As Luke Skywalker might say. “Impressive. Every word in that sentence was wrong.”

I kid – sort of – but let’s go back to my post. I bring up Acuna Jr. regardless of how Markakis or Tucker is playing. It’s not like he’ll sit on the bench. “Even if it means a rotation where Acuna Jr. starts 5 or so times a week, stealing a couple of games from both Tucker and Markakis and one from Ender.” That’s five starts in a given week. That means he wouldn’t start 1, maybe 2 games a week. He’d almost certainly play in those games as well. Lane Adams has played in all but one game. Bourjos has played in every game. Combined, that’s 26 PA. Tucker has 30. And that’s only on the off chance that both Tucker and Markakis keep hitting – things that are hardly guarantees. The Braves won’t “burn” through a pre-arbitration year. They’ll be utilizing the best roster and giving their team a chance.

Games matter now just as much as they matter in September in the tangible sense. Certainly, games in a pennant race feel more important and that can’t be discounted, but the actual value of a game on April 9 vs. September 19 is the same. I get waiting until Acuna Jr. gets going after a few off games. Sounds great. But once he strings a couple of good games together and we get passed this week, it’s downright a slap in the face of every player on the team – let alone Acuna Jr. – to keep him in the minors for Preston Tucker and Nick Markakis.

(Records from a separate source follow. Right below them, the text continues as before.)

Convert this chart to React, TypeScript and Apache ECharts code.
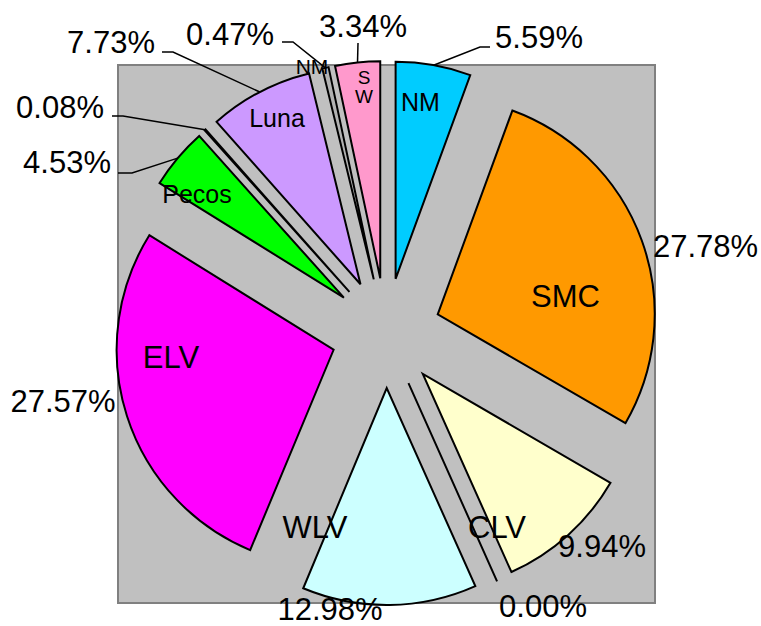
import React, { useEffect, useRef } from 'react';
import * as echarts from 'echarts';

// ---- data ----
const categories = ['NM', 'SMC', 'CLV', '', 'WLV', 'ELV', 'Pecos', '', 'Luna', 'NM', 'SW'];
const shares = [5.59, 27.78, 9.94, 0.0, 12.98, 27.57, 4.53, 0.08, 7.73, 0.47, 3.34];

// ---- styles / layout ----
const sliceColors = ['#00CCFF', '#FF9900', '#FFFFCC', '#FFCC99', '#CCFFFF', '#FF00FF', '#00FF00', '#B2B2B2', '#CC99FF', '#B2B2B2', '#FF99CC'];
const CENTER: [number, number] = [386, 333];
const RADIUS = 217;
const EXPLODE = 55;
const FONT = '"Liberation Sans", Arial, Helvetica, sans-serif';

// percentage label centres
const pctLabelPos: [number, number][] = [
  [539, 37], [705.5, 246], [602, 546], [543, 606], [330, 609.5], [63, 401],
  [67, 162], [60, 107], [111, 42], [230, 34], [363, 26],
];
// leader elbow points (null = no leader line)
const pctLeader: ([number, number][] | null)[] = [
  [[480, 47], [490, 47]], null, null, null, null, null,
  [[132, 173], [118, 173]], [[123, 116], [112, 116]], [[173, 52], [162, 52]],
  [[293, 42], [282, 42]], [[358, 43]],
];
// category label centres and font sizes
const nameLabelPos: ([number, number, number] | null)[] = [
  [420.5, 102, 25], [565.5, 296, 31], [497, 527, 31], null, [315, 527, 31], [171, 357, 31],
  [197, 194, 25], null, [277, 118, 25], [312, 66, 21], [364, 87, 19],
];
const verticalName = [false, false, false, false, false, false, false, false, false, false, true];

function buildGraphic() {
  const total = shares.reduce((a, b) => a + b, 0);
  let acc = 0;
  const mids = shares.map((v) => {
    const a0 = (acc / total) * 360;
    acc += v;
    const a1 = (acc / total) * 360;
    return ((a0 + a1) / 2) * (Math.PI / 180);
  });
  const els: any[] = [
    {
      type: 'rect',
      shape: { x: 118, y: 65, width: 537, height: 538 },
      style: { fill: '#C0C0C0', stroke: '#808080', lineWidth: 2 },
      z: 0,
      silent: true,
    },
  ];
  shares.forEach((v, i) => {
    const m = mids[i];
    const dx = Math.sin(m);
    const dy = -Math.cos(m);
    const arcPt: [number, number] = [CENTER[0] + (EXPLODE + RADIUS) * dx, CENTER[1] + (EXPLODE + RADIUS) * dy];
    const lead = pctLeader[i];
    if (lead) {
      els.push({
        type: 'polyline',
        shape: { points: [arcPt, ...lead] },
        style: { stroke: '#000', lineWidth: 1.5, fill: null },
        z: 8,
        silent: true,
      });
    }
    const p = pctLabelPos[i];
    els.push({
      type: 'text',
      x: p[0],
      y: p[1],
      style: {
        text: v.toFixed(2) + '%',
        fill: '#000',
        fontSize: 31,
        fontFamily: FONT,
        align: 'center',
        verticalAlign: 'middle',
        textAlign: 'center',
        textVerticalAlign: 'middle',
      },
      z: 10,
      silent: true,
    });
    const n = nameLabelPos[i];
    if (n && categories[i]) {
      const txt = verticalName[i] ? categories[i].split('').join('\n') : categories[i];
      els.push({
        type: 'text',
        x: n[0],
        y: n[1],
        style: {
          text: txt,
          fill: '#000',
          fontSize: n[2],
          fontFamily: FONT,
          lineHeight: verticalName[i] ? 19 : undefined,
          align: 'center',
          verticalAlign: 'middle',
          textAlign: 'center',
          textVerticalAlign: 'middle',
        },
        z: 10,
        silent: true,
      });
    }
  });
  return els;
}

export default function App() {
  const ref = useRef<HTMLDivElement>(null);
  useEffect(() => {
    if (!ref.current) return;
    const chart = echarts.init(ref.current, null, { renderer: 'svg' });
    chart.setOption({
      animation: false,
      backgroundColor: '#ffffff',
      graphic: buildGraphic(),
      series: [
        {
          type: 'pie',
          z: 2,
          center: CENTER,
          radius: RADIUS,
          startAngle: 90,
          clockwise: true,
          selectedMode: 'multiple',
          selectedOffset: EXPLODE,
          avoidLabelOverlap: false,
          label: { show: false },
          labelLine: { show: false },
          itemStyle: { borderColor: '#000', borderWidth: 2, borderJoin: 'miter', borderMiterLimit: 10 },
          emphasis: { disabled: true, scale: false },
          select: { itemStyle: { borderColor: '#000', borderWidth: 2 } },
          data: shares.map((v, i) => ({
            name: categories[i],
            value: v,
            selected: true,
            itemStyle: { color: sliceColors[i] },
            select: { itemStyle: { color: sliceColors[i] } },
          })),
        },
      ],
    });
    return () => chart.dispose();
  }, []);
  return <div ref={ref} style={{ position: 'absolute', left: 0, top: 0, width: 761, height: 626 }} />;
}
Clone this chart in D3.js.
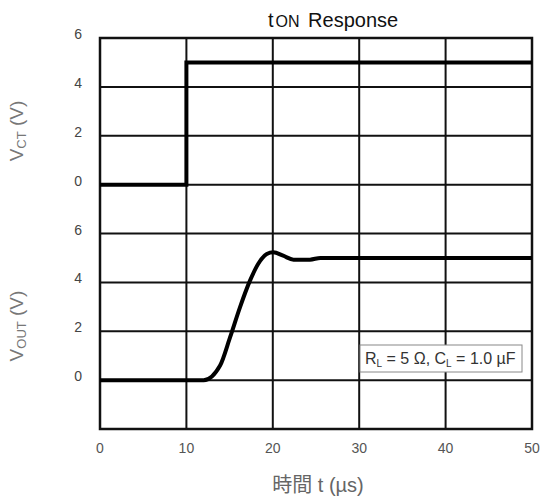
<!DOCTYPE html>
<html>
<head>
<meta charset="utf-8">
<script src="https://cdn.jsdelivr.net/npm/d3@7"></script>
<style>
  html, body { margin: 0; padding: 0; background: #fff; }
  svg { display: block; }
</style>
</head>
<body>
<svg id="chart" width="543" height="501"></svg>
<script>
// ---- data ----
const xTicks = [0, 10, 20, 30, 40, 50];
const vctTicks = [0, 2, 4, 6];
const voutTicks = [0, 2, 4, 6];
const vctT = [0, 10, 10, 50];
const vctV = [0, 0, 5, 5];
const voutT = [0, 12.0, 13.9, 15.05, 16.2, 17.36, 18.3, 19.3, 20.06, 21.2, 22.4, 24.3, 25.5, 50];
const voutV = [0, 0, 0.6, 1.75, 2.98, 4.07, 4.75, 5.16, 5.23, 5.09, 4.93, 4.93, 5.0, 5.0];
const titleMain = "t";
const titleSub = "ON";
const titleRest = " Response";
const xLabel = "時間 t (µs)";
const noteParts = [["R", false], ["L", true], [" = 5 Ω, C", false], ["L", true], [" = 1.0 µF", false]];

(function () {
// ---- layout ----
const svg = d3.select("#chart");
const pL = 100, pR = 532, pT = 38, pB = 429;
const rows = 8;
const rh = (pB - pT) / rows;

const x = d3.scaleLinear().domain([0, 50]).range([pL, pR]);
const yCT = d3.scaleLinear().domain([0, 6]).range([pT + 3 * rh, pT]);
const yOUT = d3.scaleLinear().domain([-2, 6]).range([pB, pT + 4 * rh]);

const grid = svg.append("g");
d3.range(1, rows).forEach(i => {
  grid.append("line")
    .attr("x1", pL).attr("x2", pR)
    .attr("y1", pT + i * rh).attr("y2", pT + i * rh)
    .attr("stroke", "#111").attr("stroke-width", 2);
});
xTicks.slice(1, -1).forEach(t => {
  grid.append("line")
    .attr("x1", x(t)).attr("x2", x(t))
    .attr("y1", pT).attr("y2", pB)
    .attr("stroke", "#111").attr("stroke-width", 2);
});
grid.append("rect")
  .attr("x", pL).attr("y", pT)
  .attr("width", pR - pL).attr("height", pB - pT)
  .attr("fill", "none").attr("stroke", "#111").attr("stroke-width", 2.5);

// x tick labels
svg.append("g").selectAll("text").data(xTicks).join("text")
  .attr("x", d => x(d)).attr("y", 453)
  .attr("text-anchor", "middle")
  .attr("font-family", "Liberation Sans, Arial, sans-serif")
  .attr("font-size", 14).attr("fill", "#555")
  .text(d => d);

// y tick labels
function yLabels(ticks, scale) {
  svg.append("g").selectAll("text").data(ticks).join("text")
    .attr("x", 82).attr("y", d => scale(d) + 1)
    .attr("text-anchor", "end")
    .attr("font-family", "Liberation Sans, Arial, sans-serif")
    .attr("font-size", 14).attr("fill", "#444")
    .text(d => d);
}
yLabels(vctTicks, yCT);
yLabels(voutTicks, yOUT);

// y axis titles
function yTitle(main, sub, cy) {
  const t = svg.append("text")
    .attr("transform", `translate(23,${cy}) rotate(-90)`)
    .attr("text-anchor", "middle")
    .attr("font-family", "Liberation Sans, Arial, sans-serif")
    .attr("font-size", 19).attr("fill", "#777");
  t.append("tspan").text(main);
  t.append("tspan").attr("font-size", 13).attr("dy", 3).text(sub);
  t.append("tspan").attr("dy", -3).text(" (V)");
}
yTitle("V", "CT", 131);
yTitle("V", "OUT", 326);

// x axis title
svg.append("text")
  .attr("x", 318).attr("y", 492)
  .attr("text-anchor", "middle")
  .attr("font-family", "Liberation Sans, Noto Sans CJK JP, sans-serif")
  .attr("font-size", 20).attr("fill", "#666")
  .text(xLabel);

// title
const title = svg.append("text")
  .attr("x", 268).attr("y", 27)
  .attr("font-family", "Liberation Sans, Arial, sans-serif")
  .attr("font-size", 20).attr("fill", "#111");
title.append("tspan").text(titleMain);
title.append("tspan").attr("font-size", 16).attr("dx", 2).text(titleSub);
title.append("tspan").attr("dx", 3).text(titleRest);

// lines
const lineCT = d3.line().x(d => x(d[0])).y(d => yCT(d[1]));
const lineOUT = d3.line().x(d => x(d[0])).y(d => yOUT(d[1])).curve(d3.curveMonotoneX);
svg.append("path")
  .attr("d", lineCT(d3.zip(vctT, vctV)))
  .attr("fill", "none").attr("stroke", "#000").attr("stroke-width", 4);
svg.append("path")
  .attr("d", lineOUT(d3.zip(voutT, voutV)))
  .attr("fill", "none").attr("stroke", "#000").attr("stroke-width", 4)
  .attr("stroke-linejoin", "round");

// annotation box
svg.append("rect")
  .attr("x", 360).attr("y", 345).attr("width", 162).attr("height", 27)
  .attr("fill", "#fff").attr("stroke", "#888").attr("stroke-width", 1);
const note = svg.append("text")
  .attr("x", 365).attr("y", 364)
  .attr("font-family", "Liberation Sans, Arial, sans-serif")
  .attr("font-size", 16).attr("fill", "#333");
noteParts.forEach(([s, sub], i) => {
  const ts = note.append("tspan").text(s);
  if (sub) ts.attr("font-size", 10).attr("dy", 3);
  else if (i > 0 && noteParts[i - 1][1]) ts.attr("dy", -3);
});
})();
</script>
</body>
</html>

I don’t see me changing my mind. Are the Braves destined for the playoffs? Who the hell knows? But I’d be sick to my stomach with the idea that the Braves left Acuna Jr. in the minors during a run of left-handed starters in mid-May to get to a hypothetical Super 2 deadline and had Peter Bourjos in the lineup instead.

Final thought. Getting passed the Super 2 deadline may not even affect financial earnings. That is if the Braves sign Ronald Acuna Jr. to a contract extension after his second year. So, I’m just not going to worry about it.